Arcs can vary a lot in how much of the show they take up. It's quite a different thing if the serialized arc elements of a show take up 10% of the show, versus 90% of a show. And I definitely prefer the lower end of serialization, like AYRT - I want time for the characters and their situation to breathe - and as it's becoming more and more common for TV shows to be heavily if not exclusively serialized, I've just started finding fewer and fewer TV shows I like watching.

(Anonymous) 2020-01-26 11:15 pm (UTC)(link)
Anon from one two comments up - Yes, this. I don't mind overreaching story arcs, but I find it exhausting when a show is nothing but. It's too intense to make for comfort watching. For that, I tend to turn on old favourites were I can pick a random episode or two of self-contained stories and then put the show away and leave with a sense of closure. No need to remember what exactly happened in the episodes before or wonder what will happen after. So many current shows are simply not suited for casual watching. With seasons that are one big tightly-woven story, watching one episode alone feels like watching only a section of a movie. You can do it, sure, but it's unsatisfying, always only a part of the whole. And highly serialized shows are almost always so intense. They are not suited for relaxing, casual watching. They are made to be events, create buzz and keep the watchers impatiently waiting for more.
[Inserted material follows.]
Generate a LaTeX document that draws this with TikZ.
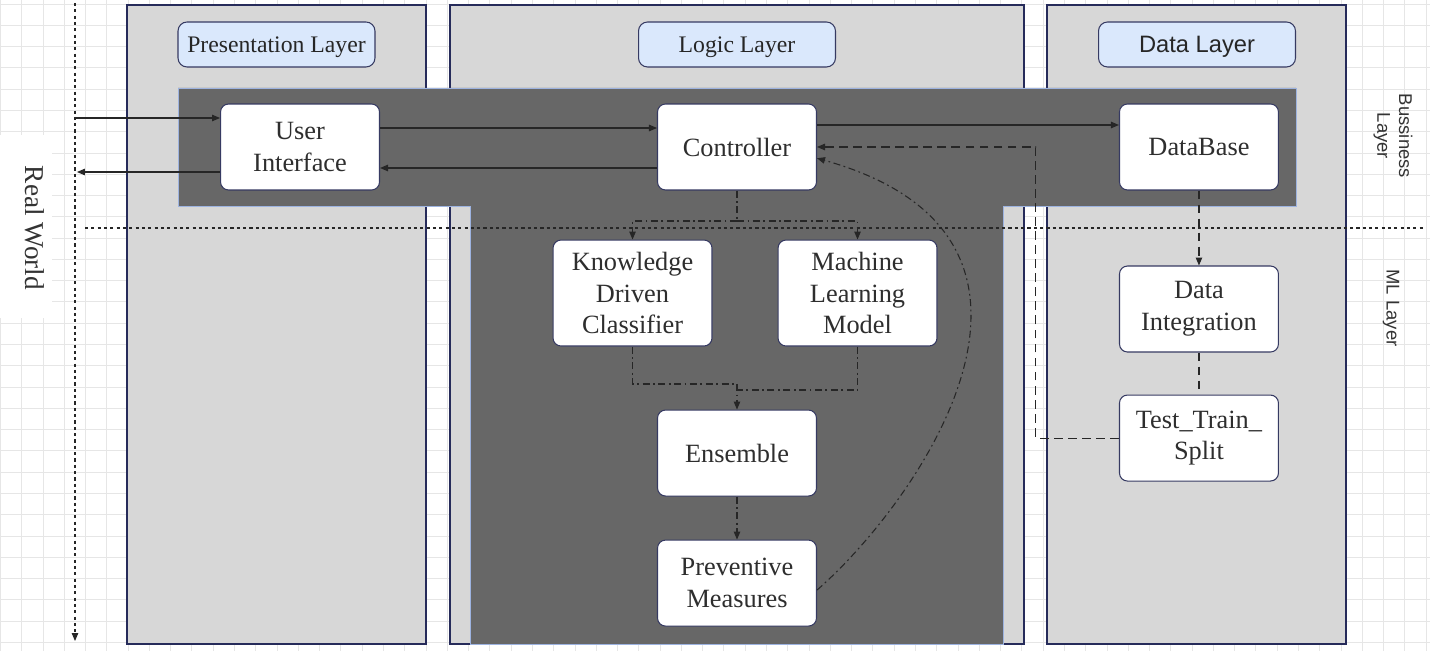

(Anonymous) 2020-01-26 09:12 pm (UTC)(link)
From what I understand, it maintains that Trek hopeful spirit. It does go darker, but it isn't a dystopia. The Federation and Picard fell on bad times, things are a bit more difficult now, but the hope is still there, the Federation is still what it is, Picard is still the man he is. Things are just more difficult.

(Anonymous) 2020-01-27 12:45 am (UTC)(link)
ToS had almost as many dystopian plots as utopian, like the one where the Organians decided that both the Federation and Empire were wankers who needed to be sent to separate corners to suck their own thumbs until they were willing to play nice with neutrals.